By In Theology

The Authority of the Gospel Story

Stories are powerful. As we read, listen, or watch stories, we become involved. We come to know characters in ways that we know very few people in the world. We hear their inner thoughts and feel their struggles. They become our friends in a way. Their dilemmas become our dilemmas. Our views of justice, love, mercy, and many other things are challenged, not just at the intellectual level, but on an emotional level. The more involved we are in the stories, the more they have the power to shape our lives.

The gospel is a story; a true story, history, but a story nevertheless. God is the great Author crafting the storyline and moving the characters all in place to drive the story to a purposeful conclusion. The Gospels recount this story as it reaches its climax. They record the story of Jesus, the one they proclaim to be the Christ, the Messiah. We read and hear the stories of Jesus’ birth, a few vignettes from his early life, his choosing of the twelve, his frustrations with the twelve, his healings, his hiding, his teaching, his death, and his resurrection. They are all the story of the gospel.

That’s nice. We have a set of facts, an accurate recording of the life of the God-Man, Jesus. So what?

Yes, so what? What does a story of a man who lived nearly two thousand years ago mean for me and the world in which I live? What sort of authority does this story have over my life and the world? Even if the Gospels are an accurate recording of history, isn’t that a mere dusty record of ancient history?

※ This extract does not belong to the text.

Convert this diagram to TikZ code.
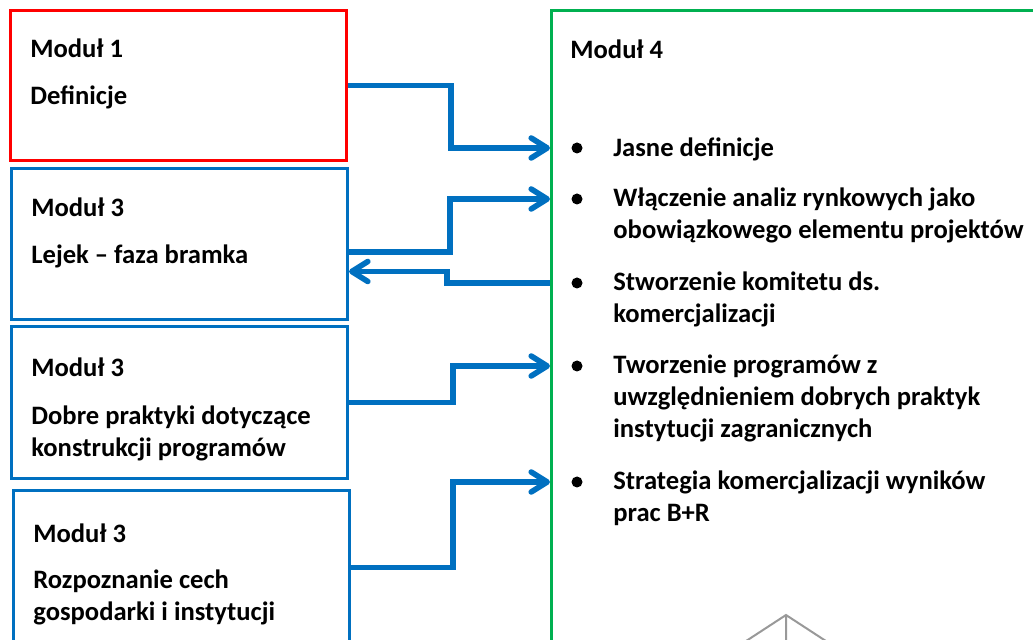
\documentclass[tikz,border=0pt]{standalone}
\usepackage{fontspec}
\setmainfont{Carlito}
\usetikzlibrary{positioning,arrows.meta}
\definecolor{modred}{RGB}{255,0,0}
\definecolor{modblue}{RGB}{0,112,192}
\definecolor{modgreen}{RGB}{0,176,80}
\tikzset{module/.style={draw,line width=1.5pt,minimum width=168pt,anchor=north west,inner sep=0pt},
  modtext/.style={anchor=base west,inner sep=0pt,align=left,font=\fontsize{13.3}{16}\selectfont\bfseries},
  dot/.style={circle,fill=black,minimum size=5.5pt,inner sep=0pt},
  link/.style={draw=modblue,line width=2.8pt,-{Straight Barb[length=8pt,width=10pt,round]}}}

\begin{document}
\begin{tikzpicture}[x=0.5pt,y=-0.5pt]
  \useasboundingbox (0,0) rectangle (1033,640);
  \clip (0,0) rectangle (1033,640);
  % left column
  \node[module,draw=modred,minimum height=75pt] (m1) at (9,9) {};
  \node[module,draw=modblue,minimum height=75.5pt] (m3a) at (10,167) {};
  \node[module,draw=modblue,minimum height=76pt] (m3b) at (10,325) {};
  \node[module,draw=modblue,minimum height=77pt] (m3c) at (12,489) {};
  \node[modtext] (t1) at (30,105) {Moduł 1\\[7.5pt]Definicje};
  \node[modtext] (t2) at (31,264) {Moduł 3\\[7.5pt]Lejek – faza bramka};
  \node[modtext] (t3) at (31,457) {Moduł 3\\[8pt]Dobre praktyki dotyczące\\konstrukcji programów};
  \node[modtext] (t4) at (33,620) {Moduł 3\\[7pt]Rozpoznanie cech\\gospodarki i instytucji};
  % right box
  \node[module,draw=modgreen,minimum width=247.5pt,minimum height=320.5pt] (m4) at (550,9) {};
  \node[modtext] (t5) at (570,59) {Moduł 4};
  \node[dot] (d1) at (577,148) {};
  \node[dot] (d2) at (577,199) {};
  \node[dot] (d3) at (577,283) {};
  \node[dot] (d4) at (577,366) {};
  \node[dot] (d5) at (577,482) {};
  \node[modtext] (i1) at (613,157) {Jasne definicje};
  \node[modtext] (i2) at (613,239) {Włączenie analiz rynkowych jako\\obowiązkowego elementu projektów};
  \node[modtext] (i3) at (613,323) {Stworzenie komitetu ds.\\komercjalizacji};
  \node[modtext] (i4) at (613,438) {Tworzenie programów z\\uwzględnieniem dobrych praktyk\\instytucji zagranicznych};
  \node[modtext] (i5) at (613,522) {Strategia komercjalizacji wyników\\prac B+R};
  % connectors
  \draw[link] (m1.east) -- ++(103,0) |- (m4.west |- d1);
  \draw[link] ([yshift=-4pt]m3a.east) -- ++(101,0) |- (m4.west |- d2);
  \draw[link] (m4.west |- d3) -- ++(-103,0) |- ([yshift=-13.75pt]m3a.east);
  \draw[link] (m3b.east) -- ++(104,0) |- (m4.west |- d4);
  \draw[link] (m3c.east) -- ++(102,0) |- (m4.west |- d5);
  % grey tip at the bottom
  \draw[gray!80,line width=1pt] (740,645) -- (786,615) -- (832,645) (786,615) -- (786,645);
\end{tikzpicture}
\end{document}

No. Stories are powerful. Some stories shape the course of human history. The story of Remus and Romulus shaped not only the founding of Rome, but through Rome, shaped much of the way the world worked for quite some time. The American story of independence did the same. These stories tell us who we are and how our culture is shaped. They shape the culture. He who tells the stories shapes the culture. (This is why many in the media today fight for the power to tell—or re-tell—the story of America. They can control how we think and relate to one another.)

The world has a story. It begins, “In the beginning God created the heavens and the earth.” From that point we hear how creation came about, the fall of man, and the world’s re-creation that culminates in Christ Jesus and his church. This story is powerful, not in the same way that Harry Potter, Cinderella, or The Lord of the Rings is powerful. They are influential. God’s story is authoritative.

How can a story … how can the gospel story … be authoritative? Because God reveals who he is in the unfolding story of the world in his words and deeds. God makes himself known in what he creates (Psa 19; Rom 1.18ff.) and what he does (for example, delivering the children of Israel from Egypt; Psa 103.7; 106.20-21). God also reveals who he is through the Scriptures, his written word (cf. Psa 19.7ff.). The way God writes the story through his actions tells us who he is, what the world is, and who we are in the world. His story is the revelation of who he is, and we are created in his image, which means that our lives are to conform to his story.

If Jesus is who the Gospel writers proclaim him to be, the revelation of God himself (cf. John 1.14, 18), that means that everything Jesus did and said is authoritative for our lives. The pattern of his life tells us how we are to relate to God, one another, and the world around us. These are not dry dusty facts on a page. The stories of the Gospels are not husks from which we must extract the kernel of the truth of the gospel. Every healing, every dealing with the scribes and Pharisees, Jesus’ prayers, his frustrations with the disciples, in short, everything becomes authoritative for our lives. The Gospels provide the authoritative pattern for our lives.

For example, Jesus’ healings are more than a mere demonstration of his power, proof that he is God, or only pointing to the deeper “immaterial” needs that we have in our souls. All of those things may be true, but they are not the entire story. We don’t extract the gospel from these events. All of these events are the gospel: the announcement that the world’s King has come and has been victorious. Jesus’ healings, for instance, tell us that our bodies matter. Therefore, ministering to the whole person in proclamation and care for the body are gospel ministry. One is not a means to the other. The entirety of the care for the person is gospel ministry. God revealed himself in Christ caring for physical bodies. The church’s ministry is to be shaped by that ministry and, therefore, not only have preaching campaigns, but also build hospitals, have homeless shelters, and feed the hungry. This is our mission because the gospel story authoritatively tells us so.

We are shaped by stories. God calls us to be shaped by this story. We call this faith. Faith is submitting to the story of the gospel and having it shape everything about our lives; what we think, how we feel, how we relate, and how we shape our mission in the world.

This story is not for our entertainment or even to be influential. This story has authority over our lives.